Brazilian politician and trade unionist (1952–2025)

Claudio Barroso Gomes (28 September 1952 – 16 October 2025), was a Brazilian metalworker, trade unionist, and politician affiliated with the Workers' Party (PT). He was a city councilman in São Paulo during the ninth legislative session between 1983 and 1988.

== Biography ==
A metalworker in the city of São Paulo, Claudio joined the trade union movement that gained strength in the region in the 1970s. He was one of the founders of the Workers' Party (PT), a party that emerged from this context of labour unrest and whose main political representative is Luiz Inácio Lula da Silva.

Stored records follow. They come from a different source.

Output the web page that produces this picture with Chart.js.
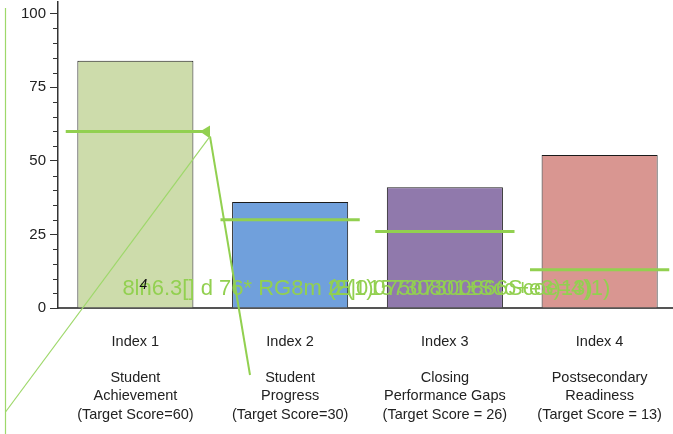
<!DOCTYPE html>
<html>
<head>
<meta charset="utf-8">
<script src="https://cdn.jsdelivr.net/npm/chart.js@4"></script>
<style>
    html, body { margin: 0; padding: 0; background: #fff; overflow: hidden; }
    #wrap { width: 673px; height: 434px; overflow: hidden; }
</style>
</head>
<body>
<div id="wrap"><canvas id="chart" width="677" height="434"></canvas></div>
<script>
const categories = [
    ["Index 1", "", "Student", "Achievement", "(Target Score=60)"],
    ["Index 2", "", "Student", "Progress", "(Target Score=30)"],
    ["Index 3", "", "Closing", "Performance Gaps", "(Target Score = 26)"],
    ["Index 4", "", "Postsecondary", "Readiness", "(Target Score = 13)"]
];
const scores = [84, 36, 41, 52];
const targets = [60, 30, 26, 13];
const barColors = ["#cddcab", "#70a0dc", "#9079ac", "#d99691"];
const majorTicks = [0, 25, 50, 75, 100];
const minorTicks = [5, 10, 15, 20, 30, 35, 40, 45, 55, 60, 65, 70, 80, 85, 90, 95];
// garbled overlay text seen in the source picture
const junkText = ["8ln6.3[] d 76* RG8m 2", "(E|015730801\u00b1Sco+e3)13)", "2(1)07507300866Scoe=4)1)"];

const green = "#92d050";

const extrasPlugin = {
    id: "extras",
    afterDatasetsDraw(chart) {
        const ctx = chart.ctx;
        const x = chart.scales.x;
        const y = chart.scales.y;
        const half = (x.getPixelForValue(1) - x.getPixelForValue(0)) * 0.45;

        // minor ticks
        ctx.save();
        ctx.strokeStyle = "#333";
        ctx.lineWidth = 1;
        minorTicks.forEach(v => {
            const py = Math.round(y.getPixelForValue(v)) + 0.5;
            ctx.beginPath();
            ctx.moveTo(y.right - 5, py);
            ctx.lineTo(y.right, py);
            ctx.stroke();
        });

        // target lines
        ctx.strokeStyle = green;
        ctx.lineWidth = 3;
        targets.forEach((t, i) => {
            const xc = x.getPixelForValue(i);
            const py = y.getPixelForValue(t);
            ctx.beginPath();
            ctx.moveTo(xc - half, py);
            ctx.lineTo(xc + half, py);
            ctx.stroke();
        });

        // arrow artefacts
        const ax = x.getPixelForValue(0) + half + 5;
        const ay = y.getPixelForValue(targets[0]);
        ctx.fillStyle = green;
        ctx.beginPath();
        ctx.moveTo(ax - 10, ay);
        ctx.lineTo(ax, ay - 6);
        ctx.lineTo(ax, ay + 7);
        ctx.closePath();
        ctx.fill();

        ctx.lineWidth = 2;
        ctx.beginPath();
        ctx.moveTo(ax, ay + 5);
        ctx.lineTo(250, 375);
        ctx.stroke();

        ctx.strokeStyle = "#9ed86a";
        ctx.lineWidth = 1.2;
        ctx.beginPath();
        ctx.moveTo(ax, ay + 5);
        ctx.lineTo(5.5, 412);
        ctx.stroke();
        ctx.beginPath();
        ctx.moveTo(5.5, 8);
        ctx.lineTo(5.5, 434);
        ctx.stroke();

        // garbled labels
        const base = y.getPixelForValue(4.5);
        const left = x.getPixelForValue(0) - 13;
        ctx.font = "22px 'Liberation Sans', Arial, sans-serif";
        ctx.fillStyle = green;
        ctx.textBaseline = "alphabetic";
        ctx.fillText(junkText[0], left, base);
        ctx.fillText(junkText[1], left + 206, base);
        ctx.fillText(junkText[2], left + 212, base);
        ctx.fillStyle = "#111";
        ctx.font = "italic 14px 'Liberation Sans', Arial, sans-serif";
        ctx.fillText("4", left + 17, base - 6);
        ctx.restore();
    }
};

new Chart(document.getElementById("chart"), {
    type: "bar",
    data: {
        labels: categories,
        datasets: [
            {
                data: scores,
                backgroundColor: barColors,
                borderColor: "#1a1a1a",
                borderWidth: 1,
                barPercentage: 0.75,
                categoryPercentage: 1
            }
        ]
    },
    options: {
        responsive: false,
        animation: false,
        layout: { padding: { top: 2, right: 0 } },
        plugins: {
            legend: { display: false },
            tooltip: { enabled: false }
        },
        scales: {
            x: {
                grid: { display: false, drawTicks: false },
                border: { color: "#555", width: 2 },
                ticks: {
                    color: "#222",
                    padding: 25,
                    maxRotation: 0,
                    autoSkip: false,
                    font: { family: "'Liberation Sans', Arial", size: 14.5, lineHeight: 1.25 }
                },
                afterFit: s => { s.height = 126; s.paddingLeft = 0; s.paddingRight = 0; }
            },
            y: {
                min: 0,
                max: 104,
                afterBuildTicks: s => { s.ticks = majorTicks.map(v => ({ value: v })); },
                grid: { drawOnChartArea: false, tickLength: 8, color: "#333" },
                border: { color: "#333", width: 1.5 },
                ticks: {
                    color: "#222",
                    padding: 4,
                    font: { family: "'Liberation Sans', Arial", size: 15 }
                },
                afterFit: s => { s.width = 58; s.paddingTop = 0; s.paddingBottom = 0; }
            }
        }
    },
    plugins: [extrasPlugin]
});
</script>
</body>
</html>
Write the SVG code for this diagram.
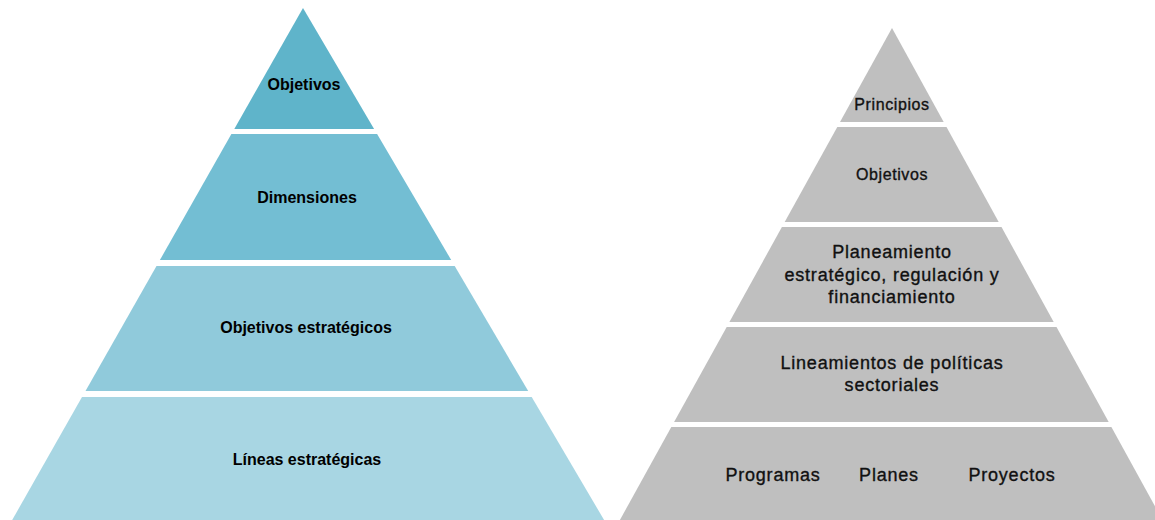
<svg xmlns="http://www.w3.org/2000/svg" width="1155" height="520" viewBox="0 0 1155 520">
<style>
.lt{font-family:"Liberation Sans",Arial,sans-serif;font-weight:bold;font-size:16px;fill:#000;text-anchor:middle}
.rt{font-family:"Liberation Sans",Arial,sans-serif;font-size:18px;fill:#111;stroke:#111;stroke-width:0.35px;text-anchor:middle;letter-spacing:0.8px}
.rs{font-size:16px;letter-spacing:0.6px}
.g{fill:#bfbfbf}
</style>
<rect width="1155" height="520" fill="#fff"/>
<g id="left-pyramid">
<g id="l1"><polygon points="303,8 374.1,129 234.3,129" fill="#5fb4ca"/><text class="lt" x="304" y="90">Objetivos</text></g>
<g id="l2"><polygon points="231.4,134 377.1,134 451.2,260 159.9,260" fill="#73bed3"/><text class="lt" x="307" y="203">Dimensiones</text></g>
<g id="l3"><polygon points="156.5,266 454.7,266 528.2,391 85.5,391" fill="#90cadb"/><text class="lt" x="306" y="333">Objetivos estratégicos</text></g>
<g id="l4"><polygon points="82,397 531.7,397 604.1,520 12.2,520" fill="#a8d6e3"/><text class="lt" x="307" y="465">Líneas estratégicas</text></g>
</g>
<g id="right-pyramid">
<g id="r1"><polygon class="g" points="892,28 943.7,122 840,122"/><text class="rt rs" x="892" y="110">Principios</text></g>
<g id="r2"><polygon class="g" points="837.3,127 946.5,127 998.7,222 784.7,222"/><text class="rt rs" x="892" y="180">Objetivos</text></g>
<g id="r3"><polygon class="g" points="781.9,227 1001.5,227 1053.7,322 729.4,322"/>
<text class="rt" x="892" y="258">Planeamiento</text>
<text class="rt" x="892" y="281">estratégico, regulación y</text>
<text class="rt" x="892" y="303">financiamiento</text></g>
<g id="r4"><polygon class="g" points="726.7,327 1056.5,327 1108.7,422 674.1,422"/>
<text class="rt" x="892" y="369">Lineamientos de políticas</text>
<text class="rt" x="892" y="391">sectoriales</text></g>
<g id="r5"><polygon class="g" points="671.3,427 1111.4,427 1162.6,520 619.9,520"/>
<text class="rt" x="773" y="481">Programas</text>
<text class="rt" x="889" y="481">Planes</text>
<text class="rt" x="1012" y="481">Proyectos</text></g>
</g>
<g id="connectors"/>
</svg>
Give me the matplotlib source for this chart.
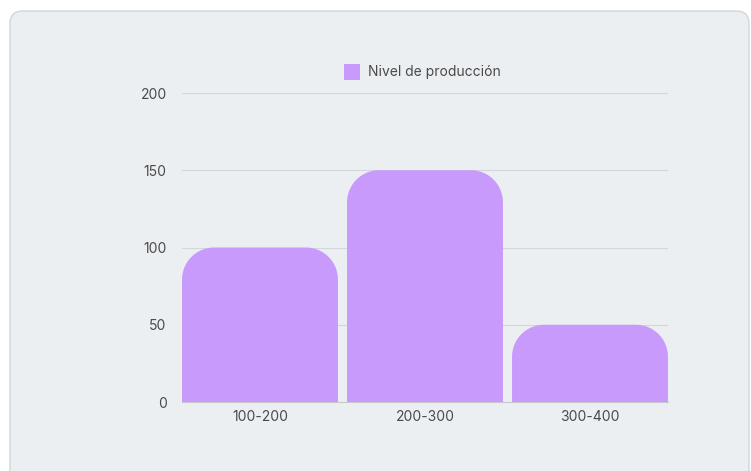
import numpy as np
import matplotlib
matplotlib.use('Agg')
import matplotlib.pyplot as plt
from matplotlib.patches import FancyBboxPatch, Rectangle
from matplotlib.path import Path
from matplotlib.patches import PathPatch

categories = ['100-200', '200-300', '300-400']
values = [100, 150, 50]
yticks = [0, 50, 100, 150, 200]
series_name = 'Nivel de producción'

bar_color = '#c79afc'
card_color = '#eceff2'
text_color = '#4a4a4a'
grid_color = '#d3d7db'

plt.rcParams['font.family'] = ['Inter', 'DejaVu Sans']

fig = plt.figure(figsize=(7.51, 4.71), dpi=100)
fig.patch.set_facecolor('white')

# card background
card = FancyBboxPatch((10/751, -0.05), 739/751, (471-11)/471 + 0.05,
                      boxstyle='round,pad=0,rounding_size=0.017',
                      transform=fig.transFigure, facecolor=card_color,
                      edgecolor='#d2d5d9', linewidth=1.0, zorder=-10,
                      mutation_aspect=751/471)
fig.patches.append(card)

ax = fig.add_axes([182/751, 1-402/471, (668-182)/751, (402-93)/471])
ax.set_zorder(1)
ax.set_facecolor('none')
ax.set_xlim(-0.4727, 2.4727)
ax.set_ylim(0, 200)

width = 0.945
# radius in pixels converted to data units
px_x = (668-182) / (2.4727 + 0.4727)
px_y = (402-93) / 200
r_px = 32
rx = r_px / px_x
ry = r_px / px_y


def rounded_top_bar(ax, xc, h, w, rx, ry, color):
    x0, x1 = xc - w/2, xc + w/2
    ry_eff = min(ry, h)
    t = np.linspace(0, np.pi/2, 20)
    verts = [(x0, 0), (x0, h - ry_eff)]
    # left top corner
    verts += [(x0 + rx - rx*np.cos(a), h - ry_eff + ry_eff*np.sin(a)) for a in t]
    verts += [(x1 - rx + rx*np.sin(a), h - ry_eff + ry_eff*np.cos(a)) for a in t]
    verts += [(x1, 0), (x0, 0)]
    codes = [Path.MOVETO] + [Path.LINETO]*(len(verts)-2) + [Path.CLOSEPOLY]
    ax.add_patch(PathPatch(Path(verts, codes), facecolor=color, edgecolor='none', zorder=3))


for i, v in enumerate(values):
    rounded_top_bar(ax, i, v, width, rx, ry, bar_color)

ax.set_yticks(yticks)
ax.set_xticks(range(len(categories)))
ax.set_xticklabels(categories)
ax.yaxis.grid(True, color=grid_color, linewidth=0.8, zorder=1)
ax.set_axisbelow(True)
for s in ['top', 'right', 'left']:
    ax.spines[s].set_visible(False)
ax.spines['bottom'].set_color('#c8c8cc')
ax.spines['bottom'].set_linewidth(0.8)
ax.tick_params(axis='both', length=0, colors=text_color, labelsize=10)
ax.tick_params(axis='y', pad=11)
ax.tick_params(axis='x', pad=6)

# legend
leg_box = Rectangle((344/751, 1-80/471), 16/751, 16/471,
                    transform=fig.transFigure, facecolor=bar_color,
                    edgecolor='none', zorder=2)
fig.patches.append(leg_box)
fig.text(368/751, 1-72/471, series_name, color=text_color, fontsize=10,
         va='center', ha='left')

fig.savefig('out.png', dpi=100, facecolor='white')
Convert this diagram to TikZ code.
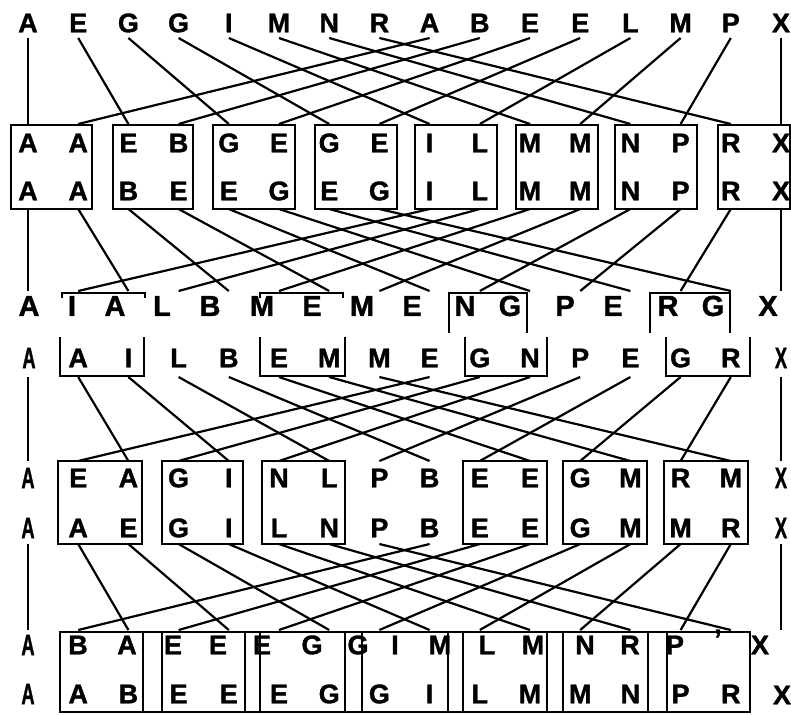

During the 1982 municipal elections in São Paulo, he was a candidate for the PT for the position of city councillor. Due to Institutional Act Number Three signed by the military dictatorship, the election was not based on a majority vote, meaning that only representatives of the legislature could be elected. After winning 23,426 votes, he was elected to office. He was one of the first five councillors from the party to be elected by the city of São Paulo, the largest in the country, along with names such as Luiza Erundina, who would become mayor of the city in 1989. This legislative session coincided with the end of the military dictatorship and the beginning of the country's redemocratisation process. During his time as a councilman, Claudio served as 2nd Secretary of the party in the Chamber between 1985 and 1987, in addition to serving on committees on transportation, health, and civil service.

After his experience as a councilman, he did not return to public office, but continued to be active in the party. He died on 16 October 2025, at the age of 72. His body was laid in state in the city of São Caetano do Sul. The São Paulo City Council and President Luiz Inácio Lula da Silva issued statements of condolence.